-- WHAT TO DO --
Beginning with the first line, set down every line through the one containing "const left = opts.left, right", exactly as it appears, but not the pictures.

-- INFORMATION PROVIDED --

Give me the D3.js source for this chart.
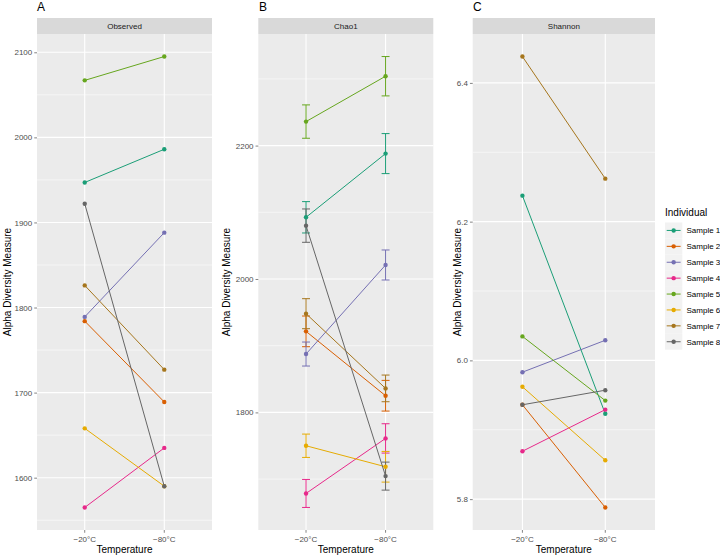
<!DOCTYPE html>
<html>
<head>
<meta charset="utf-8">
<script src="https://cdn.jsdelivr.net/npm/d3@7"></script>
<style>
  body { margin: 0; background: #fff; }
  svg { font-family: "Liberation Sans", Arial, sans-serif; }
</style>
</head>
<body>
<svg id="chart" width="720" height="555"></svg>
<script>
// categories
const individuals = ["Sample 1", "Sample 2", "Sample 3", "Sample 4", "Sample 5", "Sample 6", "Sample 7", "Sample 8"];
const temperatures = ["\u221220\u00b0C", "\u221280\u00b0C"];
const palette = ["#1B9E77", "#D95F02", "#7570B3", "#E7298A", "#66A61E", "#E6AB02", "#A6761D", "#666666"];

// Observed richness, [-20, -80] per individual
const observedValues = [
  [1947, 1986], [1784, 1689], [1789, 1888], [1565, 1635],
  [2067, 2095], [1658, 1590], [1826, 1727], [1922, 1590]
];

// Chao1 estimate and its standard error, [-20, -80]
const chao1Values = [
  [2092.5, 2188], [1921.5, 1825], [1887.5, 2021], [1678.5, 1761],
  [2236, 2304], [1750, 1718.5], [1948, 1836], [2080, 1704.5]
];
const chao1Se = [
  [23.5, 30], [23, 23], [18, 22.5], [21, 22],
  [25, 29.5], [17.5, 23], [22.5, 20], [25, 21]
];

// Shannon index, [-20, -80]
const shannonValues = [
  [6.2375, 5.923], [5.936, 5.788], [5.983, 6.029], [5.869, 5.929],
  [6.0346, 5.942], [5.962, 5.856], [6.438, 6.262], [5.936, 5.957]
];

// tick values
const observedTicks = [1600, 1700, 1800, 1900, 2000, 2100];
const chao1Ticks = [1800, 2000, 2200];
const shannonTicks = [5.8, 6.0, 6.2, 6.4];

const svg = d3.select("#chart");

const panelTop = 34, panelBottom = 530;

function drawPanel(opts) {
    const g = svg.append("g");
    const left = opts.left, right = opts.right;

    // row objects built from the arrays
    const rows = [];
    individuals.forEach((name, i) => {
        temperatures.forEach((t, j) => {
            const v = opts.values[i][j];
            const se = opts.se ? opts.se[i][j] : 0;
            rows.push({ name: name, idx: i, temp: t, value: v, lo: v - se, hi: v + se });
        });
    });

    const lo = d3.min(rows, d => d.lo), hi = d3.max(rows, d => d.hi);
    const pad = (hi - lo) * 0.05;

    const y = d3.scaleLinear().domain([lo - pad, hi + pad]).range([panelBottom, panelTop]);
    // discrete axis, 0.6 units of expansion on each side
    const x = d3.scaleOrdinal().domain(temperatures)
        .range(temperatures.map((t, i) => left + (i + 0.6) / 2.2 * (right - left)));
    const unit = (right - left) / 2.2;

    // panel background
    g.append("rect").attr("x", left).attr("y", panelTop)
        .attr("width", right - left).attr("height", panelBottom - panelTop)
        .attr("fill", "#EBEBEB");

    // minor grid
    const step = opts.ticks[1] - opts.ticks[0];
    const minor = [];
    for (let k = -1; k < opts.ticks.length; k++) {
        const m = opts.ticks[0] + step * (k + 0.5);
        if (y(m) >= panelTop && y(m) <= panelBottom) minor.push(m);
    }
    g.selectAll(".minor").data(minor).join("line")
        .attr("x1", left).attr("x2", right)
        .attr("y1", d => y(d)).attr("y2", d => y(d))
        .attr("stroke", "#fff").attr("stroke-width", 0.55);

    // major grid
    g.selectAll(".major").data(opts.ticks).join("line")
        .attr("x1", left).attr("x2", right)
        .attr("y1", d => y(d)).attr("y2", d => y(d))
        .attr("stroke", "#fff").attr("stroke-width", 1.1);
    g.selectAll(".vmajor").data(temperatures).join("line")
        .attr("x1", d => x(d)).attr("x2", d => x(d))
        .attr("y1", panelTop).attr("y2", panelBottom)
        .attr("stroke", "#fff").attr("stroke-width", 1.1);

    // strip
    g.append("rect").attr("x", left).attr("y", 18)
        .attr("width", right - left).attr("height", panelTop - 18)
        .attr("fill", "#D9D9D9");
    g.append("text").attr("x", (left + right) / 2).attr("y", 26)
        .attr("dy", "0.35em").attr("text-anchor", "middle")
        .attr("font-size", 8).attr("fill", "#1A1A1A").text(opts.strip);

    // panel letter
    g.append("text").attr("x", opts.letterX).attr("y", 11)
        .attr("font-size", 12).attr("fill", "#000").text(opts.letter);

    // y axis
    const yAxis = d3.axisLeft(y).tickValues(opts.ticks).tickSize(2.75).tickPadding(2)
        .tickFormat(opts.format);
    const ya = g.append("g").attr("transform", `translate(${left},0)`).call(yAxis);
    ya.select(".domain").remove();
    ya.selectAll(".tick line").attr("stroke", "#333333").attr("stroke-width", 0.6);
    ya.selectAll(".tick text").attr("fill", "#4D4D4D").attr("font-size", 8)
        .attr("font-family", "Liberation Sans, Arial, sans-serif");

    // x axis
    const xa = g.append("g").attr("transform", `translate(0,${panelBottom})`);
    xa.selectAll("line").data(temperatures).join("line")
        .attr("x1", d => x(d)).attr("x2", d => x(d))
        .attr("y1", 0).attr("y2", 2.75)
        .attr("stroke", "#333333").attr("stroke-width", 0.6);
    xa.selectAll("text").data(temperatures).join("text")
        .attr("x", d => x(d)).attr("y", 6.5).attr("dy", "0.71em")
        .attr("text-anchor", "middle").attr("font-size", 8).attr("fill", "#4D4D4D")
        .text(d => d);

    // axis titles
    g.append("text").attr("x", (left + right) / 2).attr("y", 549)
        .attr("dy", "0.35em").attr("text-anchor", "middle")
        .attr("font-size", 10).attr("fill", "#000").text("Temperature");
    g.append("text")
        .attr("transform", `translate(${opts.titleX},${(panelTop + panelBottom) / 2}) rotate(-90)`)
        .attr("dy", "0.35em").attr("text-anchor", "middle")
        .attr("font-size", 10).attr("fill", "#000").text("Alpha Diversity Measure");

    const byInd = d3.groups(rows, d => d.idx);

    // error bars, width 0.1 of a category
    if (opts.se) {
        const half = 0.05 * unit;
        const eb = g.append("g");
        rows.forEach(d => {
            const cx = x(d.temp), c = palette[d.idx];
            eb.append("line").attr("x1", cx).attr("x2", cx).attr("y1", y(d.lo)).attr("y2", y(d.hi))
                .attr("stroke", c).attr("stroke-width", 1);
            [d.lo, d.hi].forEach(v => {
                eb.append("line").attr("x1", cx - half).attr("x2", cx + half)
                    .attr("y1", y(v)).attr("y2", y(v))
                    .attr("stroke", c).attr("stroke-width", 1);
            });
        });
    }

    // lines
    const line = d3.line().x(d => x(d.temp)).y(d => y(d.value));
    g.selectAll(".series").data(byInd).join("path")
        .attr("d", d => line(d[1]))
        .attr("fill", "none").attr("stroke", d => palette[d[0]]).attr("stroke-width", 1);

    // points
    g.selectAll(".pt").data(rows).join("circle")
        .attr("cx", d => x(d.temp)).attr("cy", d => y(d.value)).attr("r", 2.2)
        .attr("fill", d => palette[d.idx]);
}

drawPanel({ left: 37, right: 212, values: observedValues, ticks: observedTicks,
    format: d3.format("d"), strip: "Observed", letter: "A", letterX: 37, titleX: 7 });
drawPanel({ left: 258.3, right: 433.3, values: chao1Values, se: chao1Se, ticks: chao1Ticks,
    format: d3.format("d"), strip: "Chao1", letter: "B", letterX: 259, titleX: 226 });
drawPanel({ left: 472.7, right: 655, values: shannonValues, ticks: shannonTicks,
    format: d3.format(".1f"), strip: "Shannon", letter: "C", letterX: 473, titleX: 457 });

// legend
const legend = svg.append("g").attr("transform", "translate(665,0)");
legend.append("text").attr("x", 0).attr("y", 216).attr("font-size", 10).attr("fill", "#000")
    .text("Individual");
const keySize = 15.9, keyTop = 222.5;
const items = legend.selectAll(".item").data(individuals).join("g")
    .attr("transform", (d, i) => `translate(0,${keyTop + i * keySize})`);
items.append("rect").attr("width", 17.3).attr("height", keySize).attr("fill", "#F2F2F2");
items.append("line").attr("x1", 1.7).attr("x2", 15.6)
    .attr("y1", keySize / 2).attr("y2", keySize / 2)
    .attr("stroke", (d, i) => palette[i]).attr("stroke-width", 1);
items.append("circle").attr("cx", 8.65).attr("cy", keySize / 2).attr("r", 2.2)
    .attr("fill", (d, i) => palette[i]);
items.append("text").attr("x", 21.5).attr("y", keySize / 2).attr("dy", "0.35em")
    .attr("font-size", 8).attr("fill", "#000").text(d => d);
</script>
</body>
</html>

-- EXERCISE SOLUTION --
Give me the D3.js source for this chart.
<!DOCTYPE html>
<html>
<head>
<meta charset="utf-8">
<script src="https://cdn.jsdelivr.net/npm/d3@7"></script>
<style>
  body { margin: 0; background: #fff; }
  svg { font-family: "Liberation Sans", Arial, sans-serif; }
</style>
</head>
<body>
<svg id="chart" width="720" height="555"></svg>
<script>
// categories
const individuals = ["Sample 1", "Sample 2", "Sample 3", "Sample 4", "Sample 5", "Sample 6", "Sample 7", "Sample 8"];
const temperatures = ["\u221220\u00b0C", "\u221280\u00b0C"];
const palette = ["#1B9E77", "#D95F02", "#7570B3", "#E7298A", "#66A61E", "#E6AB02", "#A6761D", "#666666"];

// Observed richness, [-20, -80] per individual
const observedValues = [
  [1947, 1986], [1784, 1689], [1789, 1888], [1565, 1635],
  [2067, 2095], [1658, 1590], [1826, 1727], [1922, 1590]
];

// Chao1 estimate and its standard error, [-20, -80]
const chao1Values = [
  [2092.5, 2188], [1921.5, 1825], [1887.5, 2021], [1678.5, 1761],
  [2236, 2304], [1750, 1718.5], [1948, 1836], [2080, 1704.5]
];
const chao1Se = [
  [23.5, 30], [23, 23], [18, 22.5], [21, 22],
  [25, 29.5], [17.5, 23], [22.5, 20], [25, 21]
];

// Shannon index, [-20, -80]
const shannonValues = [
  [6.2375, 5.923], [5.936, 5.788], [5.983, 6.029], [5.869, 5.929],
  [6.0346, 5.942], [5.962, 5.856], [6.438, 6.262], [5.936, 5.957]
];

// tick values
const observedTicks = [1600, 1700, 1800, 1900, 2000, 2100];
const chao1Ticks = [1800, 2000, 2200];
const shannonTicks = [5.8, 6.0, 6.2, 6.4];

const svg = d3.select("#chart");

const panelTop = 34, panelBottom = 530;

function drawPanel(opts) {
    const g = svg.append("g");
    const left = opts.left, right = opts.right;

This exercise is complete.